For all the foregoing reasons, Movants respectfully request that the Court: (i) appoint all Movants as Lead Plaintiffs in the above-captioned action, pursuant to §21D(a)(3)(B); and (ii) approve the Proposed Lead Plaintiffs' choice of Weiss & Yourman as Lead Counsel for the class.

DATED: March 2, 1998

Kevin J. Yourman
James E. Tullman
WEISS & YOURMAN

By: _________________________________
James E. Tullman
10940 Wilshire Blvd.
24th Floor
Los Angeles, CA 90024
(310) 208-2800

Joseph H. Weiss
WEISS & YOURMAN
551 Fifth Avenue
New York, NY 10176
(212) 682-3025

Attorneys for Plaintiffs




1 Congress amended the Exchange Act by the Private Securities Litigation Reform Act of 1995 ("PSLRA"), codified at 15 U.S.C. §78u-4. A copy of the relevant section of the PSLRA is attached as Ex.

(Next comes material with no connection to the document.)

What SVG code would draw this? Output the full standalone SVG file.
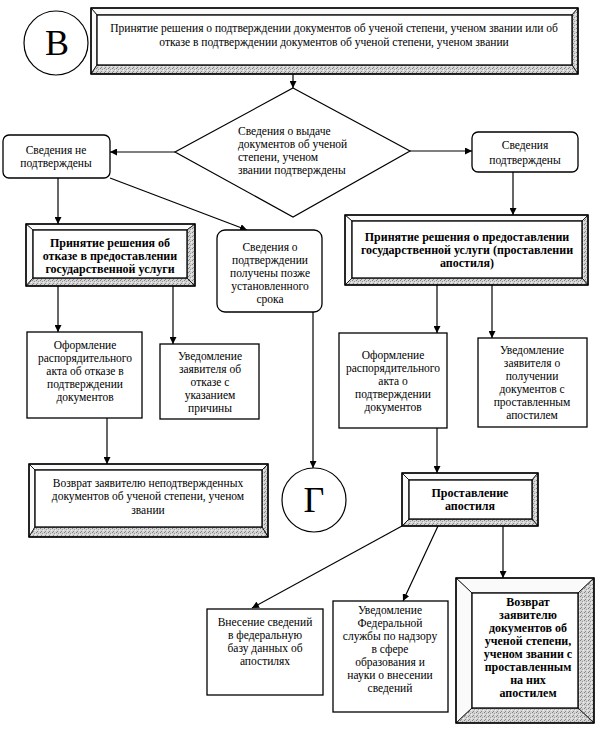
<svg xmlns="http://www.w3.org/2000/svg" width="597" height="733" viewBox="0 0 597 733">
<style>
text{font-family:"Liberation Serif","Times New Roman",serif;font-size:11.5px;fill:#000;text-anchor:middle}
.b{font-weight:bold;font-size:12px}
.l{text-anchor:start}
.big{font-size:36px}
.box{fill:#fff;stroke:#000;stroke-width:1.3}
.bl{fill:#fafafa;stroke:#000;stroke-width:0.8}
.bd{fill:url(#stip);stroke:#000;stroke-width:0.8}
.out{fill:none;stroke:#000;stroke-width:1.5}
.ln{fill:none;stroke:#000;stroke-width:1.2}
.ar{fill:none;stroke:#000;stroke-width:1.2;marker-end:url(#ah)}
</style>
<defs>
<pattern id="stip" width="4" height="4" patternUnits="userSpaceOnUse">
<rect width="4" height="4" fill="#d4d4d4"/>
<rect x="0" y="0" width="1" height="1" fill="#808080"/>
<rect x="2" y="1" width="1" height="1" fill="#9a9a9a"/>
<rect x="1" y="3" width="1" height="1" fill="#8a8a8a"/>
<rect x="3" y="2" width="1" height="1" fill="#f0f0f0"/>
</pattern>
<marker id="ah" viewBox="0 0 10 10" refX="10" refY="5" markerWidth="7" markerHeight="7" markerUnits="userSpaceOnUse" orient="auto">
<path d="M0,0 L10,5 L0,10 z" fill="#000"/>
</marker>
</defs>
<rect width="597" height="733" fill="#fff"/>

<g id="connectors">
<line class="ar" x1="293" y1="74" x2="293" y2="88"/>
<line class="ar" x1="175" y1="152" x2="110" y2="152"/>
<line class="ar" x1="410" y1="151" x2="472" y2="151"/>
<line class="ar" x1="513" y1="172" x2="513" y2="215"/>
<line class="ar" x1="58" y1="178" x2="58" y2="224"/>
<line class="ar" x1="110" y1="178" x2="247" y2="230"/>
<line class="ar" x1="58" y1="286" x2="58" y2="332"/>
<line class="ar" x1="173" y1="286" x2="173" y2="344"/>
<line class="ar" x1="107" y1="418" x2="107" y2="464"/>
<line class="ar" x1="313" y1="312" x2="313" y2="468"/>
<line class="ar" x1="437" y1="285" x2="437" y2="333"/>
<line class="ar" x1="492" y1="285" x2="492" y2="338"/>
<line class="ar" x1="437" y1="428" x2="437" y2="473"/>
<line class="ar" x1="402" y1="526" x2="252" y2="608"/>
<line class="ar" x1="438" y1="526" x2="403" y2="601"/>
<line class="ar" x1="503" y1="526" x2="503" y2="578"/>
</g>

<g id="circleB">
<circle cx="56" cy="43" r="32" fill="#fff" stroke="#000" stroke-width="1.2"/>
<text class="big" x="57" y="55">В</text>
</g>

<g id="decision_top">
<polygon class="bl" points="91,8 578,8 572,15 97,15"/>
<polygon class="bl" points="91,8 97,15 97,65 91,74"/>
<polygon class="bd" points="578,8 578,74 572,65 572,15"/>
<polygon class="bd" points="91,74 97,65 572,65 578,74"/>
<rect class="box" x="97" y="15" width="475" height="50"/>
<rect class="out" x="91" y="8" width="487" height="66"/>
<text x="334" y="32">Принятие решения о подтверждении документов об ученой степени, ученом звании или об</text>
<text x="334" y="46">отказе в подтверждении документов об ученой степени, ученом звании</text>
</g>

<g id="check">
<polygon points="293,88 410,151 293,217 175,152" fill="#fff" stroke="#000" stroke-width="1.2"/>
<text class="l" x="238" y="135">Сведения о выдаче</text>
<text class="l" x="238" y="148">документов об ученой</text>
<text class="l" x="238" y="161">степени, ученом</text>
<text class="l" x="238" y="174">звании подтверждены</text>
</g>

<g id="not_confirmed">
<rect class="box" x="3" y="135" width="107" height="43" rx="6"/>
<text x="56" y="154">Сведения не</text>
<text x="56" y="167">подтверждены</text>
</g>

<g id="confirmed">
<rect class="box" x="472" y="132" width="106" height="40" rx="6"/>
<text x="525" y="149">Сведения</text>
<text x="525" y="164">подтверждены</text>
</g>

<g id="refuse_decision">
<polygon class="bl" points="26,224 195,224 187,230 33,230"/>
<polygon class="bl" points="26,224 33,230 33,278 26,286"/>
<polygon class="bd" points="195,224 195,286 187,278 187,230"/>
<polygon class="bd" points="26,286 33,278 187,278 195,286"/>
<rect class="box" x="33" y="230" width="154" height="48"/>
<rect class="out" x="26" y="224" width="169" height="62"/>
<text class="b" x="110" y="247">Принятие решения об</text>
<text class="b" x="110" y="260">отказе в предоставлении</text>
<text class="b" x="110" y="273">государственной услуги</text>
</g>

<g id="late">
<rect class="box" x="217" y="230" width="105" height="82" rx="8"/>
<text x="270" y="251">Сведения о</text>
<text x="270" y="264">подтверждении</text>
<text x="270" y="277">получены позже</text>
<text x="270" y="290">установленного</text>
<text x="270" y="303">срока</text>
</g>

<g id="refuse_act">
<rect class="box" x="27" y="332" width="115" height="86"/>
<text x="85" y="349">Оформление</text>
<text x="85" y="362">распорядительного</text>
<text x="85" y="375">акта об отказе в</text>
<text x="85" y="388">подтверждении</text>
<text x="85" y="401">документов</text>
</g>

<g id="refuse_notify">
<rect class="box" x="160" y="344" width="99" height="75"/>
<text x="210" y="360">Уведомление</text>
<text x="210" y="373">заявителя об</text>
<text x="210" y="386">отказе с</text>
<text x="210" y="399">указанием</text>
<text x="210" y="412">причины</text>
</g>

<g id="return_refused">
<polygon class="bl" points="29,464 268,464 262,470 35,470"/>
<polygon class="bl" points="29,464 35,470 35,527 29,537"/>
<polygon class="bd" points="268,464 268,537 262,527 262,470"/>
<polygon class="bd" points="29,537 35,527 262,527 268,537"/>
<rect class="box" x="35" y="470" width="227" height="57"/>
<rect class="out" x="29" y="464" width="239" height="73"/>
<text x="148" y="487">Возврат заявителю неподтвержденных</text>
<text x="148" y="500">документов об ученой степени, ученом</text>
<text x="148" y="514">звании</text>
</g>

<g id="circleG">
<circle cx="314" cy="500" r="32" fill="#fff" stroke="#000" stroke-width="1.2"/>
<text class="big" x="314" y="512">Г</text>
</g>

<g id="grant_decision">
<polygon class="bl" points="345,215 588,215 582,221 352,221"/>
<polygon class="bl" points="345,215 352,221 352,278 345,285"/>
<polygon class="bd" points="588,215 588,285 582,278 582,221"/>
<polygon class="bd" points="345,285 352,278 582,278 588,285"/>
<rect class="box" x="352" y="221" width="230" height="57"/>
<rect class="out" x="345" y="215" width="243" height="70"/>
<text class="b" x="467" y="241">Принятие решения о предоставлении</text>
<text class="b" x="467" y="254">государственной услуги (проставлении</text>
<text class="b" x="467" y="267">апостиля)</text>
</g>

<g id="grant_act">
<rect class="box" x="339" y="333" width="108" height="95"/>
<text x="393" y="359">Оформление</text>
<text x="393" y="372">распорядительного</text>
<text x="393" y="385">акта о</text>
<text x="393" y="398">подтверждении</text>
<text x="393" y="411">документов</text>
</g>

<g id="grant_notify">
<rect class="box" x="478" y="338" width="109" height="89"/>
<text x="532" y="354">Уведомление</text>
<text x="532" y="367">заявителя о</text>
<text x="532" y="380">получении</text>
<text x="532" y="393">документов с</text>
<text x="532" y="406">проставленным</text>
<text x="532" y="419">апостилем</text>
</g>

<g id="apostille">
<polygon class="bl" points="402,473 538,473 532,480 409,480"/>
<polygon class="bl" points="402,473 409,480 409,519 402,526"/>
<polygon class="bd" points="538,473 538,526 532,519 532,480"/>
<polygon class="bd" points="402,526 409,519 532,519 538,526"/>
<rect class="box" x="409" y="480" width="123" height="39"/>
<rect class="out" x="402" y="473" width="136" height="53"/>
<text class="b" x="470" y="497">Проставление</text>
<text class="b" x="470" y="510">апостиля</text>
</g>

<g id="database">
<rect class="box" x="207" y="609" width="116" height="86"/>
<text x="265" y="626">Внесение сведений</text>
<text x="265" y="639">в федеральную</text>
<text x="265" y="652">базу данных об</text>
<text x="265" y="665">апостилях</text>
</g>

<g id="notify_service">
<rect class="box" x="333" y="601" width="115" height="111"/>
<text x="390" y="614">Уведомление</text>
<text x="390" y="627">Федеральной</text>
<text x="390" y="640">службы по надзору</text>
<text x="390" y="653">в сфере</text>
<text x="390" y="666">образования и</text>
<text x="390" y="679">науки о внесении</text>
<text x="390" y="692">сведений</text>
</g>

<g id="return_docs">
<polygon class="bl" points="456,578 594,578 578,593 472,593"/>
<polygon class="bl" points="456,578 472,593 472,708 456,723"/>
<polygon class="bd" points="594,578 594,723 578,708 578,593"/>
<polygon class="bd" points="456,723 472,708 578,708 594,723"/>
<rect class="box" x="472" y="593" width="106" height="115"/>
<rect class="out" x="456" y="578" width="138" height="145"/>
<text class="b" x="528" y="606">Возврат</text>
<text class="b" x="528" y="619">заявителю</text>
<text class="b" x="528" y="632">документов об</text>
<text class="b" x="528" y="645">ученой степени,</text>
<text class="b" x="528" y="658">ученом звании с</text>
<text class="b" x="528" y="671">проставленным</text>
<text class="b" x="528" y="684">на них</text>
<text class="b" x="528" y="697">апостилем</text>
</g>
</svg>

D to the Tullman Declaration.

2 Copies of the certifications of the named plaintiffs for each of the movants are attached as Ex. B to the Tullman Declaration. Originals are on file with the original complaint in this action.

3 All "¶_" and "¶¶__" references are to the Complaint in Smith, et al. v. EFI, et al, Case No. C-97-04739 CAL, filed on December 31, 1997.

4 See also In re Read-Rite Corp. Sec. Litig., No. C-97-20059-RMW, slip op. at 4-5 (N.D. Cal. May 23, 1997) (same); Malin v. IVAC Corporation, et al., No. 96-1843-CIV-Moreno, slip op. at 4-8 (S.D. Fla. Nov. 1, 1996) (holding the plaintiff group with the largest number of shares is the most adequate plaintiff under the PSLRA); Zuckerman v. Foxmeyer Health Corp., No. 3:96-CV-2258-T, slip op. at 5 (N.D. Tex. Mar. 28, 1997) (eleven individual plaintiffs with the largest financial interest collectively appointed lead plaintiff); Chan v. Orthologic Corp., No. Civ. 96-1514 PHX RCB, slip op. at 13 (D. Ariz. Dec. 19, 1996) (plaintiffs from five separate actions collectively appoint lead plaintiff); Powers v. Eichen, Civ. No. 96-1431-B(AJB), Order at 1 (S.D. Cal. Nov. 15, 1996) (nine individual plaintiffs collectively appointed lead plaintiff). Tullman Declaration, Exs. F-J.